Water Treatment Plant Image Wastewater is generated by every federal facility. It might include sanitary sewage, industrial wastewater, or even stormwater. Depending on the individual facility wastewater might be discharged to a publicly/federally owned treatment works, a sewage lagoon, a leach field, a septic system, a cess pool, or even a composting toilet.


Focus Areas

Biosolids
Biosolids are the nutrient-rich organic materials resulting from the treatment of sewage sludge (the name for the solid, semisolid or liquid untreated residue generated during the treatment of domestic sewage in a treatment facility).
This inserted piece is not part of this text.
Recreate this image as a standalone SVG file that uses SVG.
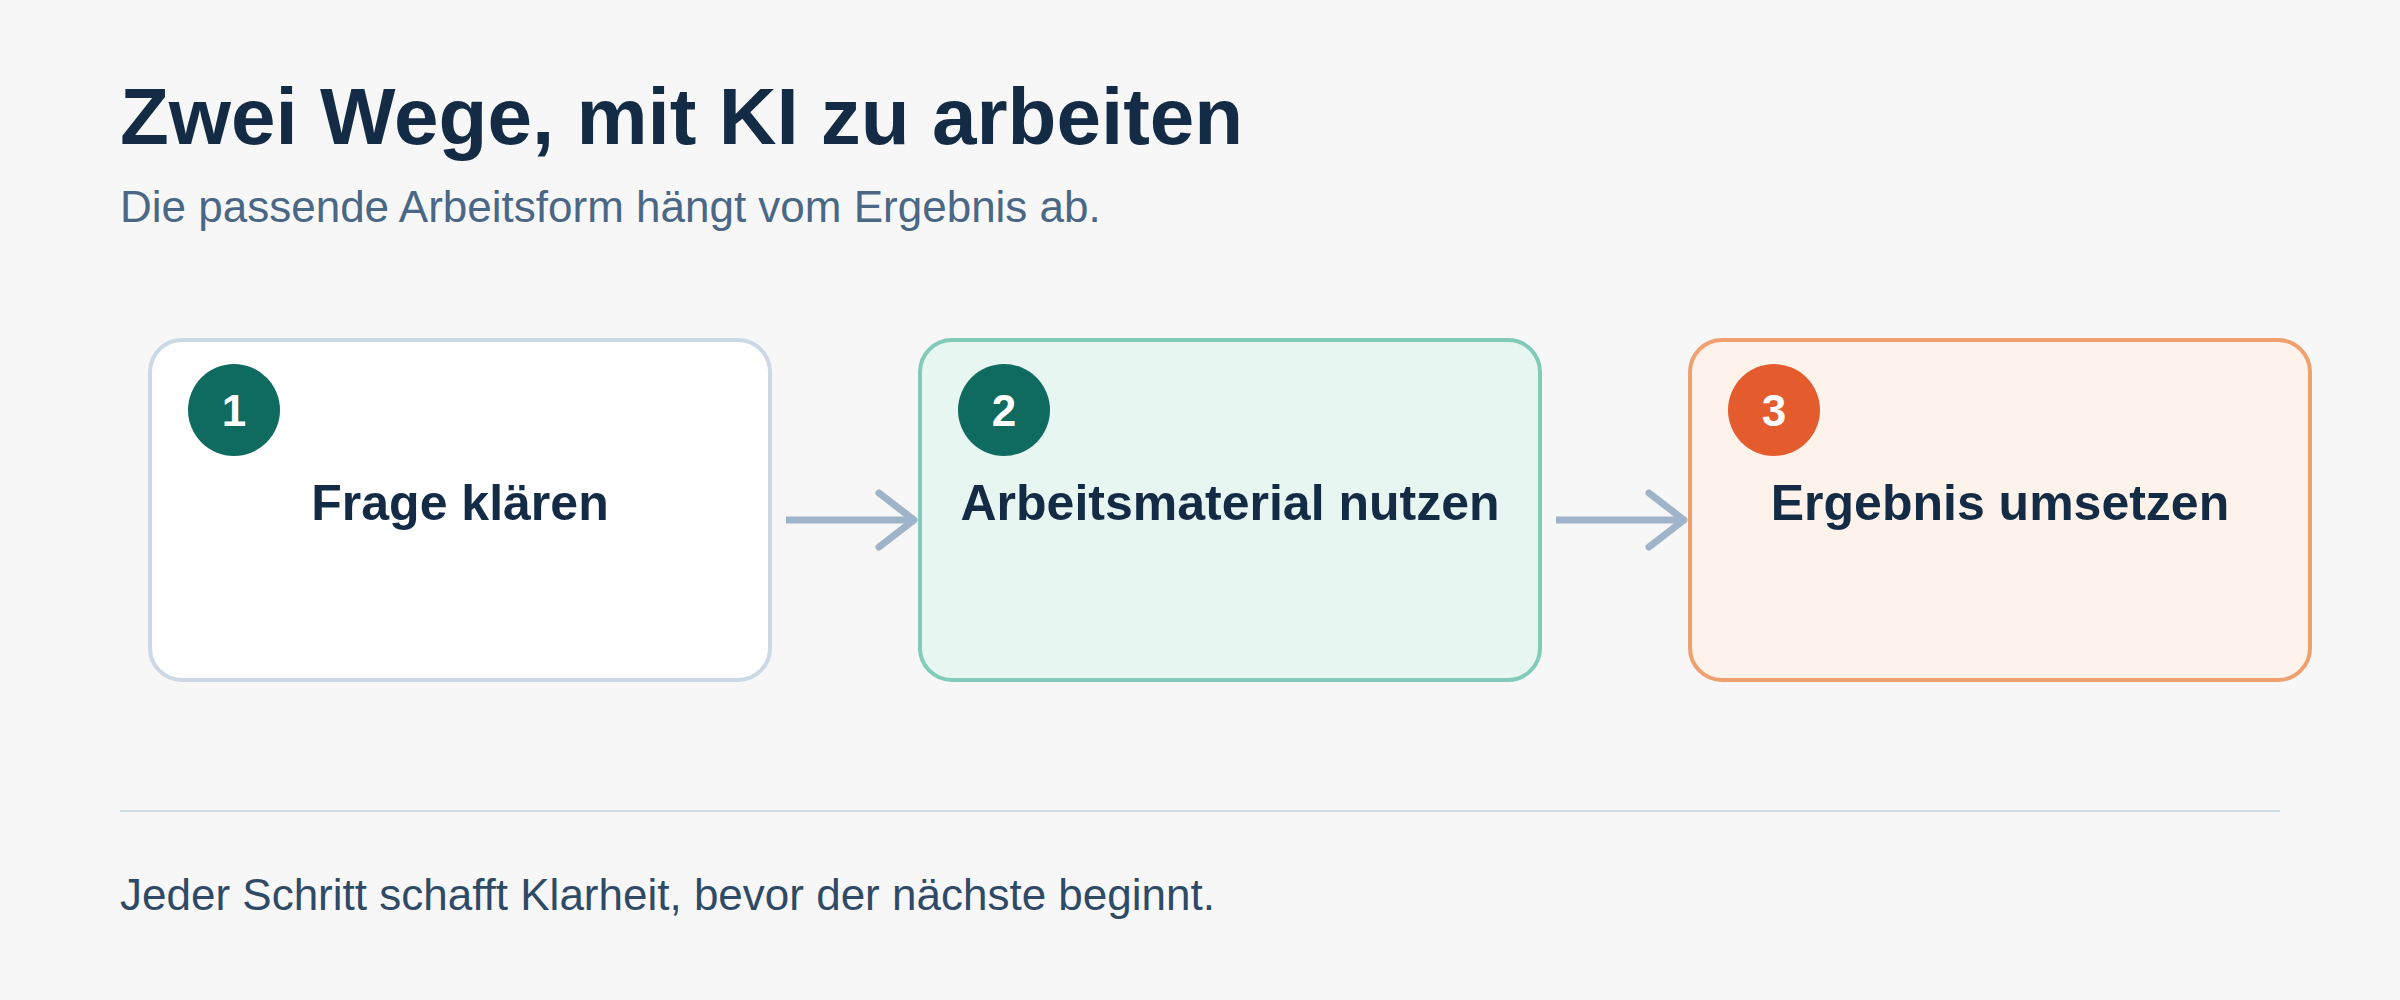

When treated and processed, sewage sludge becomes biosolids which can be safely recycled and applied as fertilizer to sustainably improve and maintain productive soils and stimulate plant growth.
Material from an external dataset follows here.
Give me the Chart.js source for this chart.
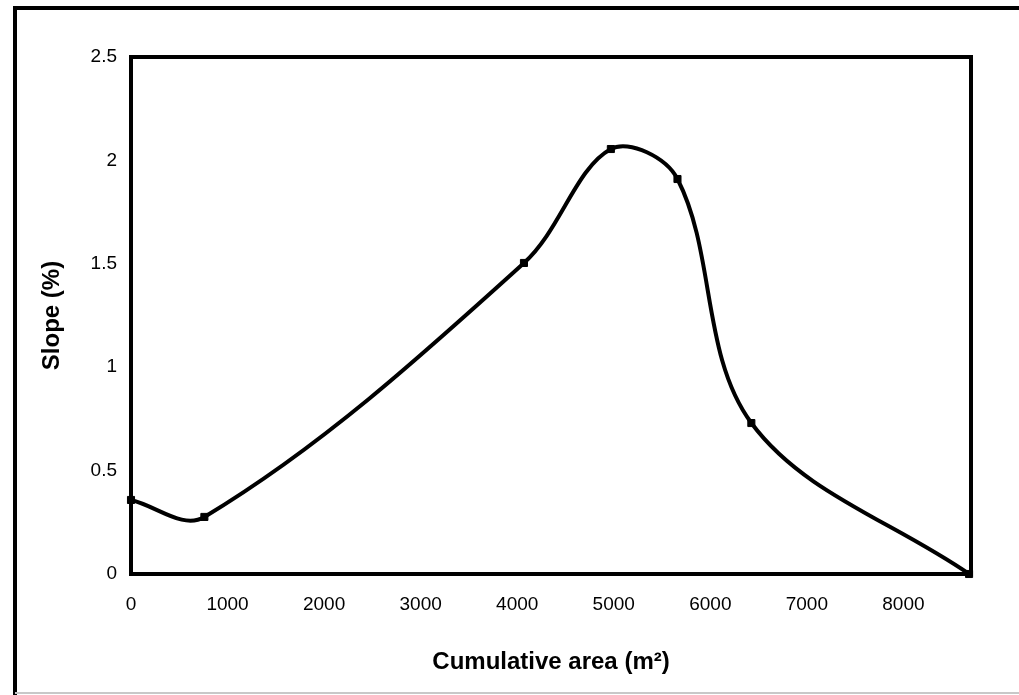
<!DOCTYPE html>
<html>
<head>
<meta charset="utf-8">
<script src="https://cdn.jsdelivr.net/npm/chart.js@4.4.1/dist/chart.umd.min.js"></script>
<style>
  html, body { margin: 0; padding: 0; background: #fff; }
  #wrap { position: relative; width: 1019px; height: 695px; }
</style>
</head>
<body>
<div id="wrap"><canvas id="slopeChart" width="1019" height="695"></canvas></div>
<script>
// values
const areaValues = [0, 760, 4070, 4970, 5660, 6425, 8680];
const slopeValues = [0.358, 0.276, 1.504, 2.055, 1.91, 0.73, 0];
const xTickValues = [0, 1000, 2000, 3000, 4000, 5000, 6000, 7000, 8000];
const yTickValues = [0, 0.5, 1, 1.5, 2, 2.5];
const xMax = 8700;
const yMax = 2.5;

const points = areaValues.map((a, i) => ({ x: a, y: slopeValues[i] }));

// frame around the whole figure and around the plot area
const framePlugin = {
    id: 'frames',
    beforeDraw(chart) {
        const ctx = chart.ctx;
        ctx.save();
        ctx.fillStyle = '#fff';
        ctx.fillRect(0, 0, chart.width, chart.height);
        ctx.strokeStyle = '#000';
        ctx.lineWidth = 4;
        ctx.beginPath();
        ctx.moveTo(15, 695);
        ctx.lineTo(15, 8);
        ctx.lineTo(1019, 8);
        ctx.stroke();
        ctx.strokeStyle = '#c8c8c8';
        ctx.lineWidth = 2;
        ctx.beginPath();
        ctx.moveTo(15, 693);
        ctx.lineTo(1019, 693);
        ctx.stroke();
        ctx.restore();
    },
    beforeDatasetsDraw(chart) {
        const a = chart.chartArea;
        const ctx = chart.ctx;
        ctx.save();
        ctx.strokeStyle = '#000';
        ctx.lineWidth = 4;
        ctx.strokeRect(a.left, a.top, a.right - a.left, a.bottom - a.top);
        ctx.restore();
    }
};

new Chart(document.getElementById('slopeChart').getContext('2d'), {
    type: 'line',
    data: {
        datasets: [{
            data: points,
            borderColor: '#000',
            backgroundColor: '#000',
            borderWidth: 4,
            tension: 0.35,
            pointStyle: 'rect',
            pointRadius: 5,
            pointBorderWidth: 1,
            pointBorderColor: '#000',
            pointBackgroundColor: '#000',
            clip: false,
            fill: false
        }]
    },
    options: {
        responsive: false,
        animation: false,
        events: [],
        layout: { padding: { left: 0, top: 57, right: 48, bottom: 0 } },
        plugins: {
            legend: { display: false },
            tooltip: { enabled: false }
        },
        scales: {
            x: {
                type: 'linear',
                min: 0,
                max: xMax,
                afterFit(scale) { scale.height = 121; },
                afterBuildTicks(scale) { scale.ticks = xTickValues.map(v => ({ value: v })); },
                grid: { display: false, drawTicks: false },
                border: { display: false },
                ticks: {
                    color: '#000',
                    padding: 19,
                    maxRotation: 0,
                    font: { family: 'Liberation Sans', size: 19 },
                    callback: v => String(v)
                },
                title: {
                    display: true,
                    text: 'Cumulative area (m²)',
                    color: '#000',
                    padding: { top: 0, bottom: 18 },
                    font: { family: 'Liberation Sans', size: 24, weight: 'bold' }
                }
            },
            y: {
                type: 'linear',
                min: 0,
                max: yMax,
                afterFit(scale) { scale.width = 131; },
                afterBuildTicks(scale) { scale.ticks = yTickValues.map(v => ({ value: v })); },
                grid: { display: false, drawTicks: false },
                border: { display: false },
                ticks: {
                    color: '#000',
                    padding: 14,
                    font: { family: 'Liberation Sans', size: 19 },
                    callback: v => String(v)
                },
                title: {
                    display: true,
                    text: 'Slope (%)',
                    color: '#000',
                    padding: { top: 38, bottom: 0 },
                    font: { family: 'Liberation Sans', size: 24, weight: 'bold' }
                }
            }
        }
    },
    plugins: [framePlugin]
});
</script>
</body>
</html>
Cesspools and Septic Systems
Septic systems treat and disperse relatively small volumes of wastewater from individual or small numbers of homes and commercial buildings. Cesspools are an onsite waste disposal system used to dispose of sanitary wastewater from kitchens, bathrooms, and clothes washers.

Discharges to POTW/FOTW
Facility wastewater that is sent to a sewer authority or Publicly Owned Treatment Works (POTW).

Point Source Discharges
Whenever there is wastewater discharging from a pipe or other "point" source into a waterway (river, lake, even intermittent stream), you will be subject to the Clean Water Act's National Pollution Discharge Elimination System (NPDES) permit program. Common NPDES wastewater sources include POTWs.

POTW Operations
Publicly owned treatment works (POTWs) collect wastewater from homes, commercial buildings, and industrial facilities and transport it via a series of pipes, known as a collection system, to the treatment plant. Here, the POTW removes harmful organisms and other contaminants from the sewage so it can be discharged safely into the receiving stream.